Герои Толстого, как живые, стоят у нас перед глазами. Мы словно не раз встречались с ними в жизни, хорошо знаем их внешность, манеры, привычки, черты характера, особенности поведения. Но, внимательно вчитываясь в текст, заметим, что созданные Толстым портреты написаны очень скупыми средствами. Вместо обширных описаний – лишь несколько подробностей, которых довольно, чтобы полно и выразительно передать отражение «диалектики души» в «диалектике тела». Иногда Толстой как бы навязывает нашей памяти найденную подробность, напоминая о ней, вместо того, чтобы прибавить какую-нибудь новую, но – странное дело! – именно эта найденная подробность воссоздает в нашем воображении образ человека во всем его внешнем (и, соответственно, внутреннем) разнообразии. Она – будто волшебное оптическое стеклышко, сквозь которое открывается целое.
В самом начале «Войны и мира», знакомя читателя с маленькой княгиней, Толстой предлагает характерную черточку ее внешности – хорошенькую, с чуть черневшимися усиками короткую верхнюю губку. Об этой губке писатель напомнит едва не всякий раз, когда на страницах романа появится маленькая княгиня. И в последнем ее портрете – она, уже мертвая, после родов лежит на постели – «прелестное детское робкое личико, с губкой, покрытой черными волосиками».

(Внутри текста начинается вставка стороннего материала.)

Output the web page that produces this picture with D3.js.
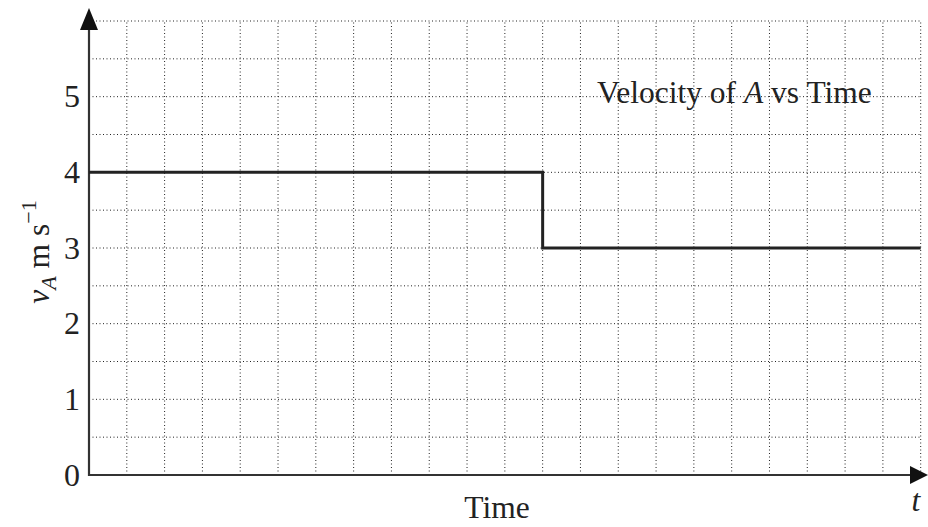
<!DOCTYPE html>
<html lang="en">
<head>
<meta charset="UTF-8">
<title>Velocity of A vs Time</title>
<script src="https://cdn.jsdelivr.net/npm/d3@7"></script>
<style>
    body { margin: 0; background: #fff; }
    svg { display: block; font-family: "Liberation Serif", "Times New Roman", serif; }
    .grid line { stroke: #222; stroke-width: 1; stroke-dasharray: 1,2.5; }
    .ticks text { font-size: 32px; fill: #222; }
</style>
</head>
<body>
<div id="chart"></div>
<script>
    // step data: velocity holds from each time to the next
    const times = [0, 12, 22];
    const velocity = [4, 3, 3];
    const yTickValues = [0, 1, 2, 3, 4, 5];
    const xGridValues = d3.range(1, 23);        // vertical grid every 1 unit
    const yGridValues = d3.range(0.5, 6.01, 0.5); // horizontal grid every 0.5 unit

    const W = 928, H = 527;
    const x = d3.scaleLinear().domain([0, 22]).range([89, 920.7]);
    const y = d3.scaleLinear().domain([0, 6]).range([475, 21]);

    const svg = d3.select("#chart").append("svg")
        .attr("width", W).attr("height", H);

    // grid
    const grid = svg.append("g").attr("class", "grid");
    grid.selectAll("line.v").data(xGridValues).enter().append("line")
        .attr("class", "v")
        .attr("x1", d => x(d)).attr("x2", d => x(d))
        .attr("y1", y(0)).attr("y2", y(6));
    grid.selectAll("line.h").data(yGridValues).enter().append("line")
        .attr("class", "h")
        .attr("x1", x(0)).attr("x2", x(22))
        .attr("y1", d => y(d)).attr("y2", d => y(d));

    // y tick labels
    svg.append("g").attr("class", "ticks")
        .attr("transform", `translate(${x(0)},0)`)
        .call(d3.axisLeft(y).tickValues(yTickValues).tickSize(0).tickPadding(9).tickFormat(d3.format("d")))
        .attr("font-family", null).attr("font-size", null)
        .call(g => g.select(".domain").remove());

    // axes with arrows
    svg.append("line")
        .attr("x1", x(0)).attr("x2", x(0))
        .attr("y1", y(0) + 1).attr("y2", 28)
        .attr("stroke", "#333").attr("stroke-width", 2.2);
    svg.append("line")
        .attr("x1", x(0) - 1).attr("x2", 912)
        .attr("y1", y(0)).attr("y2", y(0))
        .attr("stroke", "#333").attr("stroke-width", 2.2);
    svg.append("path")
        .attr("d", `M${x(0)},8 L${x(0) - 9},30 L${x(0) + 9},30 Z`)
        .attr("fill", "#111");
    svg.append("path")
        .attr("d", `M928,${y(0)} L910,${y(0) - 9} L910,${y(0) + 9} Z`)
        .attr("fill", "#111");

    // step line
    const line = d3.line()
        .x((d, i) => x(times[i]))
        .y(d => y(d))
        .curve(d3.curveStepAfter);
    svg.append("path")
        .datum(velocity)
        .attr("d", line)
        .attr("fill", "none")
        .attr("stroke", "#222")
        .attr("stroke-width", 3);

    // title inside plot
    const title = svg.append("text")
        .attr("x", 597).attr("y", 103)
        .attr("font-size", 31.5).attr("fill", "#222");
    title.append("tspan").text("Velocity of ");
    title.append("tspan").attr("font-style", "italic").text("A");
    title.append("tspan").text(" vs Time");

    // axis labels
    svg.append("text")
        .attr("x", 497).attr("y", 518)
        .attr("text-anchor", "middle")
        .attr("font-size", 31.5).attr("fill", "#222")
        .text("Time");
    svg.append("text")
        .attr("x", 916).attr("y", 511)
        .attr("text-anchor", "middle")
        .attr("font-size", 31.5).attr("font-style", "italic").attr("fill", "#222")
        .text("t");

    const yl = svg.append("text")
        .attr("transform", "translate(49,252) rotate(-90)")
        .attr("text-anchor", "middle")
        .attr("font-size", 31.5).attr("fill", "#222");
    yl.append("tspan").attr("font-style", "italic").text("v");
    yl.append("tspan").attr("font-style", "italic").attr("font-size", 22).attr("dy", 7).text("A");
    yl.append("tspan").attr("dy", -7).text(" m s");
    yl.append("tspan").attr("font-size", 22).attr("dy", -13).text("\u22121");
</script>
</body>
</html>
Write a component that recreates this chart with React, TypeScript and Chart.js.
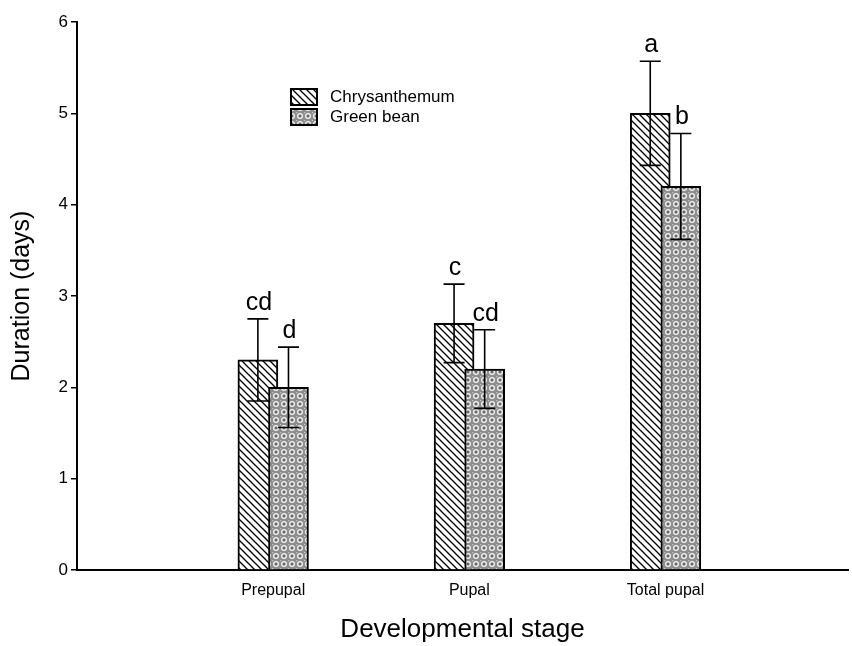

Толщина и красные руки Пьера Безухова, мраморные плечи Элен, маленькие белые руки Наполеона, лучистые глаза княжны Марьи… Толстой, – читаем у Мережковского, – при описании наружности действующих лиц никогда не страдает столь обычными даже у сильных и опытных мастеров, длиннотами, нагромождениями различных сложных телесных признаков: он точен, прост и краток, выбирая маленькие, личные, особенные черты внешности героев и вплетая их в движение событий, в живую ткань действия.
Не верится, но в книге ни разу не назван цвет глаз княжны Марьи (не узнаем мы – опять не верится! – и про цвет глаз князя Андрея, Пьера, Николая Ростова). Глаза у княжны Марьи «большие, глубокие и лучистые (как будто лучи теплого света иногда снопами выходили из них)», у нее тяжелая походка («тяжелые ступни»), в минуты волнения ее лицо покрывается красными пятнами, – вот, пожалуй, и все, что мы узнаем о внешности девушки, которую помним, как реально виденную, наделенную явственными чертами.